Aim of the task:
Your task is to transcribe all the entries exactly, excluding pictures.

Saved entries
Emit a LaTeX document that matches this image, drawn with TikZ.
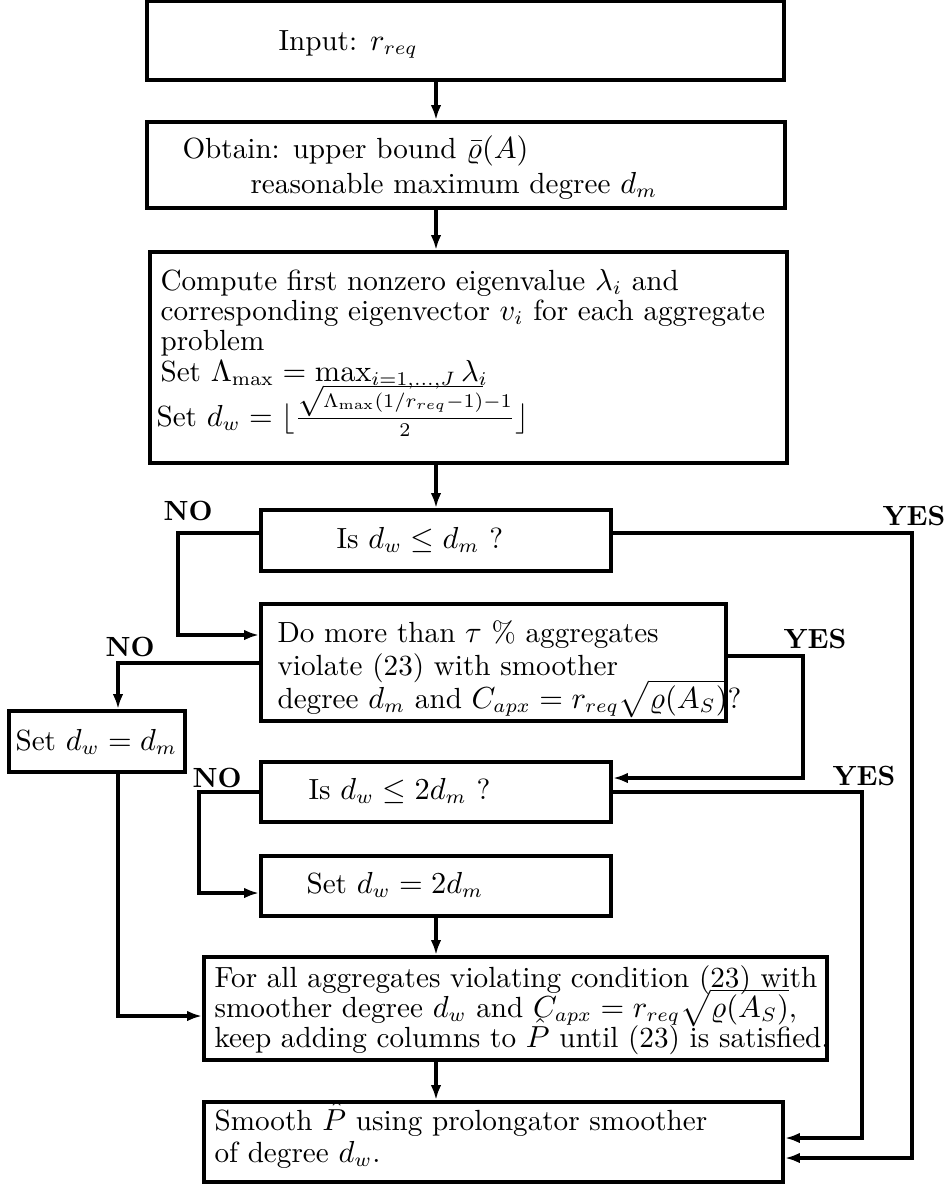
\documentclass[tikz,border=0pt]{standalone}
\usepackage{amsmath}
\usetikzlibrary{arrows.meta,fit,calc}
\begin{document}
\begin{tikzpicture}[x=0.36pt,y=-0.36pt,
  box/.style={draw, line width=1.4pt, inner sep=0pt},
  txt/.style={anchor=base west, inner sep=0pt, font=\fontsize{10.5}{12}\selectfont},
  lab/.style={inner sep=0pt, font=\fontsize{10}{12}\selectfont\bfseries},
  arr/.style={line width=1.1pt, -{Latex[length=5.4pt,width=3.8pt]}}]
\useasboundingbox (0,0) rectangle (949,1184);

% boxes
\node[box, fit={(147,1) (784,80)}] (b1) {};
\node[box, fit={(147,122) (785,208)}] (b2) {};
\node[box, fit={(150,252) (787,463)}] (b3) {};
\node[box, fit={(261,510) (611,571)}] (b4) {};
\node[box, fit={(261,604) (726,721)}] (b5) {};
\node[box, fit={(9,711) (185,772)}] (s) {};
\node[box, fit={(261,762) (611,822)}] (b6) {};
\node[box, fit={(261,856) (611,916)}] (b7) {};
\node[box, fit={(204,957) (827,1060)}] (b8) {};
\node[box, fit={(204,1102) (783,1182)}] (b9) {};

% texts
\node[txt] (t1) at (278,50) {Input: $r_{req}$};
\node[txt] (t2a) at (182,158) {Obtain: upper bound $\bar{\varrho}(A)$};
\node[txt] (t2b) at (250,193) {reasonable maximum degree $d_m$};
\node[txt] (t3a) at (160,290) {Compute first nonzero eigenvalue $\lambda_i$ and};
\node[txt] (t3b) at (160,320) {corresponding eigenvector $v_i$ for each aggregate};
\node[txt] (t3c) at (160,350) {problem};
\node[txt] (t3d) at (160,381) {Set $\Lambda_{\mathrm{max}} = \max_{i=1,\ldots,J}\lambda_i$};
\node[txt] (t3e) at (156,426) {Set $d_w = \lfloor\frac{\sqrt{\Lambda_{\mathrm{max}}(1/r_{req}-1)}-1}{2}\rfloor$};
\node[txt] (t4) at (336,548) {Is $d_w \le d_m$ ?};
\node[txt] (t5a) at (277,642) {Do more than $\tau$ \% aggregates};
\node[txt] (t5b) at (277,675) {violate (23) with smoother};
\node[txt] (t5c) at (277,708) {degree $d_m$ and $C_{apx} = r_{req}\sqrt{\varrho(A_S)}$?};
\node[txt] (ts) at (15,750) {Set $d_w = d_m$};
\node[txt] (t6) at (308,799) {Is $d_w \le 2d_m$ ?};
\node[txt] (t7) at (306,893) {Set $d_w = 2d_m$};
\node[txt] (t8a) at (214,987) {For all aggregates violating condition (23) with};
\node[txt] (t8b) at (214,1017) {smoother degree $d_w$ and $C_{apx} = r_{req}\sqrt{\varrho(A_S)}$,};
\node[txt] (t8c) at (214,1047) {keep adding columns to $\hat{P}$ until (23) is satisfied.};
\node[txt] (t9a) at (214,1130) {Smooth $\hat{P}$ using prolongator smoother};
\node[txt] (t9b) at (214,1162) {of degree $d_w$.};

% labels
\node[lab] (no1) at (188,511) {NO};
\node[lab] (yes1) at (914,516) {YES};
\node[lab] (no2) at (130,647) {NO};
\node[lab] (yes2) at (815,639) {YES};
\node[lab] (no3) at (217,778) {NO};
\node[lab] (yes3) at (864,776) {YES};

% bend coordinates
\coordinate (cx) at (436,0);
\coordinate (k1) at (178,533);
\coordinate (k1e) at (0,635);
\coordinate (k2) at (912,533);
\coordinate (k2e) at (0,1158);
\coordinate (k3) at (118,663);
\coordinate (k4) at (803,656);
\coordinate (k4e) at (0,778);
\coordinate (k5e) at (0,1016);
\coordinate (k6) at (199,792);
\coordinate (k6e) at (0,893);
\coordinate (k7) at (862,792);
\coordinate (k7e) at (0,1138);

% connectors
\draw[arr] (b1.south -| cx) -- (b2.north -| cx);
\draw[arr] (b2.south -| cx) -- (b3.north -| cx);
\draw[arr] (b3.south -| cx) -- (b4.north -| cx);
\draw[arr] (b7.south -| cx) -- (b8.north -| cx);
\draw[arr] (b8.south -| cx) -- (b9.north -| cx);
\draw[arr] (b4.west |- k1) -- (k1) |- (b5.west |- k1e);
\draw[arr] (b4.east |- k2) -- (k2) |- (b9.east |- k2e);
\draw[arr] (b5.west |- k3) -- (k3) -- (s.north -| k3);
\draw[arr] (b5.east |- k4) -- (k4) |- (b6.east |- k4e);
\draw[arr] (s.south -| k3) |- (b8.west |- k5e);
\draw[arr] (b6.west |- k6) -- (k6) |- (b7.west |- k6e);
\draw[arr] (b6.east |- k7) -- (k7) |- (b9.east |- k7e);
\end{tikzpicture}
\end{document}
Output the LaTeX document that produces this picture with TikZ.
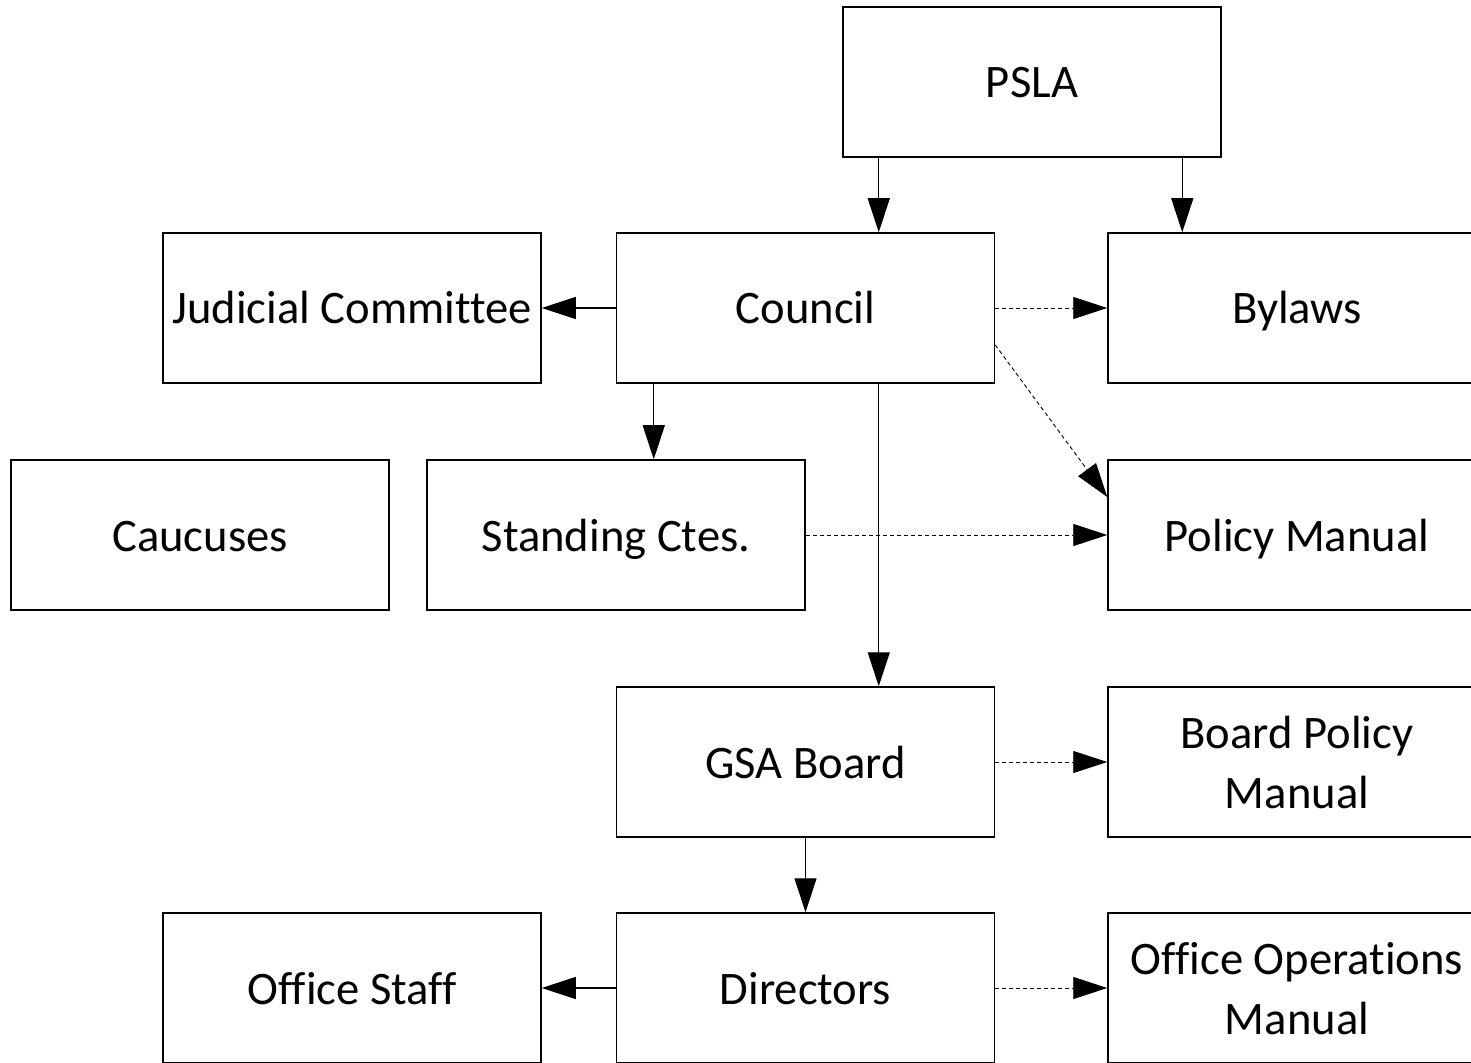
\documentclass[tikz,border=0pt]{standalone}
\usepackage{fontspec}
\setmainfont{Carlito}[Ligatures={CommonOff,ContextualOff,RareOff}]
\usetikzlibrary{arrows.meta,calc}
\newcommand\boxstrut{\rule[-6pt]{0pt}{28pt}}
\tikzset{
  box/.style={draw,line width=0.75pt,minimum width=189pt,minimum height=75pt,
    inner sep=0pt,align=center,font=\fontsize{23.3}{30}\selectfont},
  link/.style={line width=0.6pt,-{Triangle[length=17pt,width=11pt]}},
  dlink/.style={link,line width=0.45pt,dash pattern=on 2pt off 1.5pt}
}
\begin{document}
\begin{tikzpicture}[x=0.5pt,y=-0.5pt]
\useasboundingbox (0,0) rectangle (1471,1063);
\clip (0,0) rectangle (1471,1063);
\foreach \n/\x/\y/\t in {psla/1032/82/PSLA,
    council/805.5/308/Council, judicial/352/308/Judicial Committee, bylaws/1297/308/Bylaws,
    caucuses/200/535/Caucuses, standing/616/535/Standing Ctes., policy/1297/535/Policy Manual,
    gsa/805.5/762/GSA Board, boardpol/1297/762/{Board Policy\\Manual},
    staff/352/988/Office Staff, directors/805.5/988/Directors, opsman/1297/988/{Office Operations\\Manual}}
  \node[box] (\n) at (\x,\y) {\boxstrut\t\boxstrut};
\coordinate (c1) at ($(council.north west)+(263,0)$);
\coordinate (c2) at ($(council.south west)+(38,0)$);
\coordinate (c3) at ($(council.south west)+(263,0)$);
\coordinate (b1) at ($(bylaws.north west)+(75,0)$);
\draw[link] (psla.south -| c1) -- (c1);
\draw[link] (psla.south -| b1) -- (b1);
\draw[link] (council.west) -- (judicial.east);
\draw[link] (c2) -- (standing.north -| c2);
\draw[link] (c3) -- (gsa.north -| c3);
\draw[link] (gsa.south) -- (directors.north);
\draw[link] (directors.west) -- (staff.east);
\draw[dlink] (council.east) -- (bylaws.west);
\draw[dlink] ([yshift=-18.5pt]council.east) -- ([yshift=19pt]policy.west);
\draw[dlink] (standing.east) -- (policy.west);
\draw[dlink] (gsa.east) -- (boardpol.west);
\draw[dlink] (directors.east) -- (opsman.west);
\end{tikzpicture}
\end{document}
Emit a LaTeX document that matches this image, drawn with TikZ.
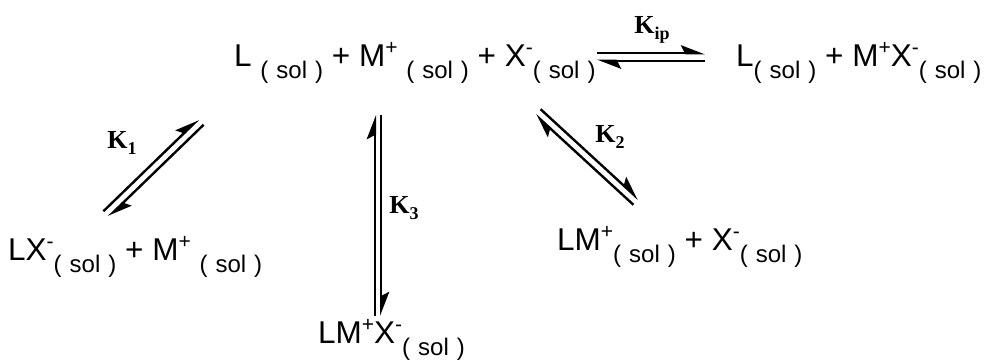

Task solution:
Emit a LaTeX document that matches this image, drawn with TikZ.
\documentclass[tikz,border=0pt]{standalone}
\usepackage{amsmath}
\usetikzlibrary{arrows.meta,fit,calc}
\begin{document}
\begin{tikzpicture}[x=0.36pt,y=-0.36pt,
  box/.style={draw, line width=1.4pt, inner sep=0pt},
  txt/.style={anchor=base west, inner sep=0pt, font=\fontsize{10.5}{12}\selectfont},
  lab/.style={inner sep=0pt, font=\fontsize{10}{12}\selectfont\bfseries},
  arr/.style={line width=1.1pt, -{Latex[length=5.4pt,width=3.8pt]}}]
\useasboundingbox (0,0) rectangle (949,1184);

% boxes
\node[box, fit={(147,1) (784,80)}] (b1) {};
\node[box, fit={(147,122) (785,208)}] (b2) {};
\node[box, fit={(150,252) (787,463)}] (b3) {};
\node[box, fit={(261,510) (611,571)}] (b4) {};
\node[box, fit={(261,604) (726,721)}] (b5) {};
\node[box, fit={(9,711) (185,772)}] (s) {};
\node[box, fit={(261,762) (611,822)}] (b6) {};
\node[box, fit={(261,856) (611,916)}] (b7) {};
\node[box, fit={(204,957) (827,1060)}] (b8) {};
\node[box, fit={(204,1102) (783,1182)}] (b9) {};

% texts
\node[txt] (t1) at (278,50) {Input: $r_{req}$};
\node[txt] (t2a) at (182,158) {Obtain: upper bound $\bar{\varrho}(A)$};
\node[txt] (t2b) at (250,193) {reasonable maximum degree $d_m$};
\node[txt] (t3a) at (160,290) {Compute first nonzero eigenvalue $\lambda_i$ and};
\node[txt] (t3b) at (160,320) {corresponding eigenvector $v_i$ for each aggregate};
\node[txt] (t3c) at (160,350) {problem};
\node[txt] (t3d) at (160,381) {Set $\Lambda_{\mathrm{max}} = \max_{i=1,\ldots,J}\lambda_i$};
\node[txt] (t3e) at (156,426) {Set $d_w = \lfloor\frac{\sqrt{\Lambda_{\mathrm{max}}(1/r_{req}-1)}-1}{2}\rfloor$};
\node[txt] (t4) at (336,548) {Is $d_w \le d_m$ ?};
\node[txt] (t5a) at (277,642) {Do more than $\tau$ \% aggregates};
\node[txt] (t5b) at (277,675) {violate (23) with smoother};
\node[txt] (t5c) at (277,708) {degree $d_m$ and $C_{apx} = r_{req}\sqrt{\varrho(A_S)}$?};
\node[txt] (ts) at (15,750) {Set $d_w = d_m$};
\node[txt] (t6) at (308,799) {Is $d_w \le 2d_m$ ?};
\node[txt] (t7) at (306,893) {Set $d_w = 2d_m$};
\node[txt] (t8a) at (214,987) {For all aggregates violating condition (23) with};
\node[txt] (t8b) at (214,1017) {smoother degree $d_w$ and $C_{apx} = r_{req}\sqrt{\varrho(A_S)}$,};
\node[txt] (t8c) at (214,1047) {keep adding columns to $\hat{P}$ until (23) is satisfied.};
\node[txt] (t9a) at (214,1130) {Smooth $\hat{P}$ using prolongator smoother};
\node[txt] (t9b) at (214,1162) {of degree $d_w$.};

% labels
\node[lab] (no1) at (188,511) {NO};
\node[lab] (yes1) at (914,516) {YES};
\node[lab] (no2) at (130,647) {NO};
\node[lab] (yes2) at (815,639) {YES};
\node[lab] (no3) at (217,778) {NO};
\node[lab] (yes3) at (864,776) {YES};

% bend coordinates
\coordinate (cx) at (436,0);
\coordinate (k1) at (178,533);
\coordinate (k1e) at (0,635);
\coordinate (k2) at (912,533);
\coordinate (k2e) at (0,1158);
\coordinate (k3) at (118,663);
\coordinate (k4) at (803,656);
\coordinate (k4e) at (0,778);
\coordinate (k5e) at (0,1016);
\coordinate (k6) at (199,792);
\coordinate (k6e) at (0,893);
\coordinate (k7) at (862,792);
\coordinate (k7e) at (0,1138);

% connectors
\draw[arr] (b1.south -| cx) -- (b2.north -| cx);
\draw[arr] (b2.south -| cx) -- (b3.north -| cx);
\draw[arr] (b3.south -| cx) -- (b4.north -| cx);
\draw[arr] (b7.south -| cx) -- (b8.north -| cx);
\draw[arr] (b8.south -| cx) -- (b9.north -| cx);
\draw[arr] (b4.west |- k1) -- (k1) |- (b5.west |- k1e);
\draw[arr] (b4.east |- k2) -- (k2) |- (b9.east |- k2e);
\draw[arr] (b5.west |- k3) -- (k3) -- (s.north -| k3);
\draw[arr] (b5.east |- k4) -- (k4) |- (b6.east |- k4e);
\draw[arr] (s.south -| k3) |- (b8.west |- k5e);
\draw[arr] (b6.west |- k6) -- (k6) |- (b7.west |- k6e);
\draw[arr] (b6.east |- k7) -- (k7) |- (b9.east |- k7e);
\end{tikzpicture}
\end{document}
Output the LaTeX document that produces this picture with TikZ.
\documentclass[tikz,border=0pt]{standalone}
\usepackage{fontspec}
\setmainfont{Carlito}[Ligatures={CommonOff,ContextualOff,RareOff}]
\usetikzlibrary{arrows.meta,calc}
\newcommand\boxstrut{\rule[-6pt]{0pt}{28pt}}
\tikzset{
  box/.style={draw,line width=0.75pt,minimum width=189pt,minimum height=75pt,
    inner sep=0pt,align=center,font=\fontsize{23.3}{30}\selectfont},
  link/.style={line width=0.6pt,-{Triangle[length=17pt,width=11pt]}},
  dlink/.style={link,line width=0.45pt,dash pattern=on 2pt off 1.5pt}
}
\begin{document}
\begin{tikzpicture}[x=0.5pt,y=-0.5pt]
\useasboundingbox (0,0) rectangle (1471,1063);
\clip (0,0) rectangle (1471,1063);
\foreach \n/\x/\y/\t in {psla/1032/82/PSLA,
    council/805.5/308/Council, judicial/352/308/Judicial Committee, bylaws/1297/308/Bylaws,
    caucuses/200/535/Caucuses, standing/616/535/Standing Ctes., policy/1297/535/Policy Manual,
    gsa/805.5/762/GSA Board, boardpol/1297/762/{Board Policy\\Manual},
    staff/352/988/Office Staff, directors/805.5/988/Directors, opsman/1297/988/{Office Operations\\Manual}}
  \node[box] (\n) at (\x,\y) {\boxstrut\t\boxstrut};
\coordinate (c1) at ($(council.north west)+(263,0)$);
\coordinate (c2) at ($(council.south west)+(38,0)$);
\coordinate (c3) at ($(council.south west)+(263,0)$);
\coordinate (b1) at ($(bylaws.north west)+(75,0)$);
\draw[link] (psla.south -| c1) -- (c1);
\draw[link] (psla.south -| b1) -- (b1);
\draw[link] (council.west) -- (judicial.east);
\draw[link] (c2) -- (standing.north -| c2);
\draw[link] (c3) -- (gsa.north -| c3);
\draw[link] (gsa.south) -- (directors.north);
\draw[link] (directors.west) -- (staff.east);
\draw[dlink] (council.east) -- (bylaws.west);
\draw[dlink] ([yshift=-18.5pt]council.east) -- ([yshift=19pt]policy.west);
\draw[dlink] (standing.east) -- (policy.west);
\draw[dlink] (gsa.east) -- (boardpol.west);
\draw[dlink] (directors.east) -- (opsman.west);
\end{tikzpicture}
\end{document}
Emit a LaTeX document that matches this image, drawn with TikZ.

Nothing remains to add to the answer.